Dissecticon! – Gulf Oil Spill Research at Gustavus Posted on December 9th, 2010 by

I would like to thank the nearly 20 students who turned out over two days to help dissect fish from the oil spill areas of the Gulf of Mexico.  Environmental Studies students, Biology students and others took tissue samples from nearly 400 specimens.  You guys are wonderful for helping out!

I have partnered with the National Oceanographic and Atmospheric Administration’s research vessel Oregon II, a ship that surveys the diversity and health of the marine environment in the Gulf of Mexico from Veracruz, Mexico to Miami, Florida.  I received hundreds of fish taken in scientific net surveys, and am interested in seeing if genetic diversity in these bottom fish changes depending upon the animals’ proximity to the oil disaster of the DeepWater Horizon.

Usually scientists who have an idea just hope that they can get enough samples to begin a project, and hope that they might be able to finish it.  Imagine my surprise this Thanksgiving when I received several coolers packed with whole frozen fish!  Thus, I invited our students to help take samples of tissue from the animals, and in the upcoming months I hope to find out more about how they lived and (most importantly) what impacts the Gulf spill may have had on their lives.

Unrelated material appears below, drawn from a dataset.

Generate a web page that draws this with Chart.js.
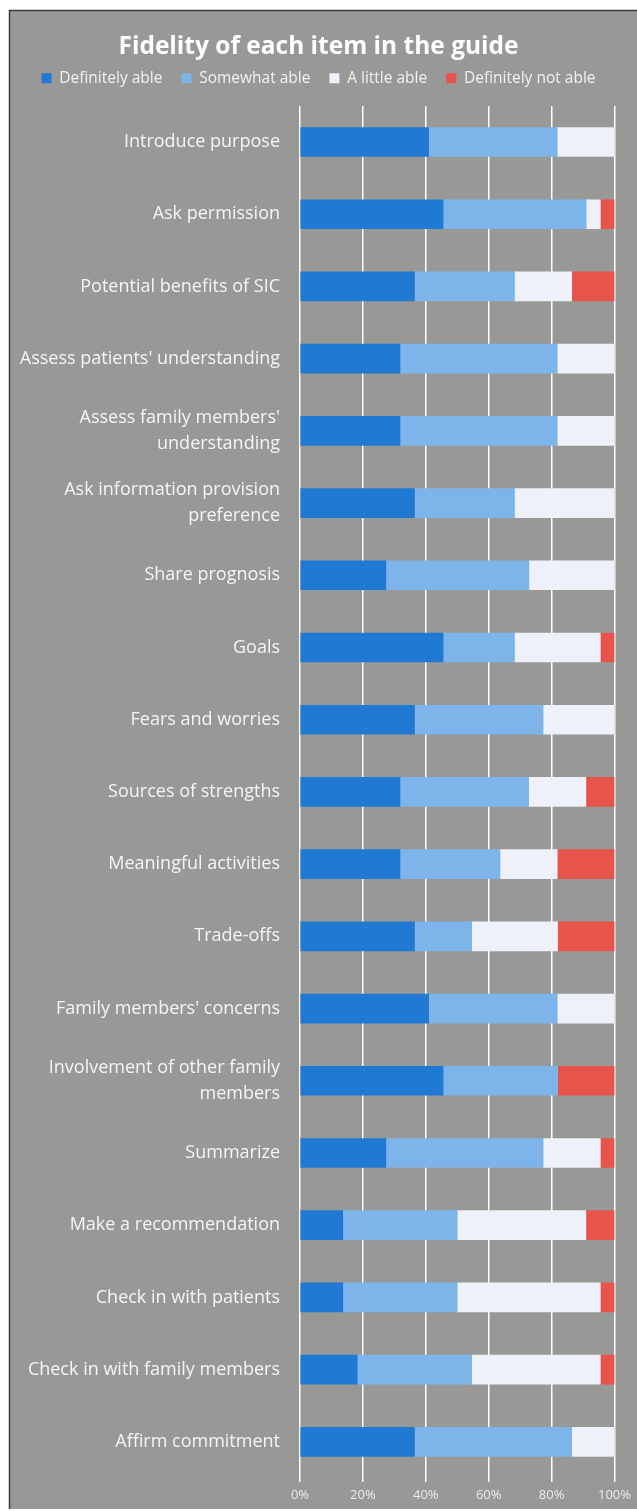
<!DOCTYPE html>
<html>
<head>
<meta charset="utf-8">
<script src="https://cdn.jsdelivr.net/npm/chart.js@4.4.1/dist/chart.umd.min.js"></script>
<style>
html,body{margin:0;padding:0;background:#fff;}
#wrap{width:637px;height:1511px;position:relative;}
</style>
</head>
<body>
<div id="wrap"><canvas id="c" width="637" height="1511"></canvas></div>
<script>
const categories = [
  "Introduce purpose",
  "Ask permission",
  "Potential benefits of SIC",
  "Assess patients' understanding",
  ["Assess family members'", "understanding"],
  ["Ask information provision", "preference"],
  "Share prognosis",
  "Goals",
  "Fears and worries",
  "Sources of strengths",
  "Meaningful activities",
  "Trade-offs",
  "Family members' concerns",
  ["Involvement of other family", "members"],
  "Summarize",
  "Make a recommendation",
  "Check in with patients",
  "Check in with family members",
  "Affirm commitment"
];
const definitelyAble    = [40.9, 45.5, 36.4, 31.8, 31.8, 36.4, 27.3, 45.5, 36.4, 31.8, 31.8, 36.4, 40.9, 45.5, 27.3, 13.6, 13.6, 18.2, 36.4];
const somewhatAble      = [40.9, 45.5, 31.8, 50.0, 50.0, 31.8, 45.5, 22.7, 40.9, 40.9, 31.8, 18.2, 40.9, 36.4, 50.0, 36.4, 36.4, 36.4, 50.0];
const aLittleAble       = [18.2, 4.5, 18.2, 18.2, 18.2, 31.8, 27.3, 27.3, 22.7, 18.2, 18.2, 27.3, 18.2, 0.0, 18.2, 40.9, 45.5, 40.9, 13.6];
const definitelyNotAble = [0.0, 4.5, 13.6, 0.0, 0.0, 0.0, 0.0, 4.5, 0.0, 9.1, 18.2, 18.2, 0.0, 18.2, 4.5, 9.1, 4.5, 4.5, 0.0];
const seriesNames = ["Definitely able", "Somewhat able", "A little able", "Definitely not able"];
const xTicks = [0, 20, 40, 60, 80, 100];

const FONT = "'Open Sans', 'DejaVu Sans', sans-serif";
const colors = ["#2079d3", "#7db5ea", "#eef1f9", "#e6544b"];

const bgPlugin = {
  id: 'bgPlugin',
  beforeDraw(chart) {
    const ctx = chart.ctx;
    ctx.save();
    ctx.fillStyle = '#ffffff';
    ctx.fillRect(0, 0, chart.width, chart.height);
    ctx.fillStyle = '#989897';
    ctx.fillRect(9, 10, chart.width - 9, 1499);
    ctx.strokeStyle = '#3a3a3a';
    ctx.lineWidth = 1.5;
    ctx.beginPath();
    ctx.moveTo(9.5, 1509);
    ctx.lineTo(9.5, 10.5);
    ctx.lineTo(chart.width, 10.5);
    ctx.stroke();
    ctx.restore();
  }
};

const legendMargin = {
  id: 'legendMargin',
  beforeInit(chart) {
    const lg = chart.legend;
    const orig = lg.fit;
    lg.fit = function() { orig.call(lg); lg.height += 10; };
  }
};

const datasets = [definitelyAble, somewhatAble, aLittleAble, definitelyNotAble].map((d, i) => ({
  label: seriesNames[i],
  data: d,
  backgroundColor: colors[i],
  borderWidth: 0,
  barThickness: 29
}));

new Chart(document.getElementById('c'), {
  type: 'bar',
  data: { labels: categories, datasets },
  plugins: [bgPlugin, legendMargin],
  options: {
    indexAxis: 'y',
    responsive: false,
    animation: false,
    layout: { padding: { top: 10, bottom: 0, left: 0, right: 0 } },
    plugins: {
      title: {
        display: true,
        text: 'Fidelity of each item in the guide',
        color: '#ffffff',
        font: { family: FONT, size: 24.5, weight: 'bold' },
        padding: { top: 22, bottom: -10 }
      },
      legend: {
        display: true,
        position: 'top',
        labels: {
          color: '#f2f2f2',
          font: { family: FONT, size: 15.5 },
          boxWidth: 10,
          boxHeight: 10,
          padding: 19
        }
      },
      tooltip: { enabled: false }
    },
    scales: {
      x: {
        stacked: true,
        min: 0,
        max: 100,
        afterBuildTicks: s => { s.ticks = xTicks.map(v => ({ value: v })); },
        ticks: {
          color: '#ececec',
          font: { family: FONT, size: 13 },
          padding: 6,
          callback: v => v + '%',
          maxRotation: 0
        },
        grid: { color: '#ffffff', lineWidth: 1.5, drawTicks: true, tickLength: 4 },
        border: { display: false }
      },
      y: {
        stacked: true,
        afterFit: s => { s.width = 300; },
        ticks: {
          color: '#f5f5f5',
          font: { family: FONT, size: 18, lineHeight: 1.45 },
          padding: 20
        },
        grid: { display: false, drawTicks: false },
        border: { display: false }
      },
      pad: {
        type: 'linear',
        position: 'right',
        display: true,
        afterFit: s => { s.width = 22; },
        ticks: { display: false },
        grid: { display: false, drawTicks: false },
        border: { display: false }
      }
    }
  }
});
</script>
</body>
</html>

So thank you to all of the students, staff and faculty who turned out for “Dissecticon.”  I couldn’t have processed the samples without you!

PS – If you wish to become involved in this research, please feel free to email me.

PPS – Dissecticon, with its rhyming Transformers reference, won out over the other choice of name for the event: “Fishapalooza.”  Better names for events next year are welcome!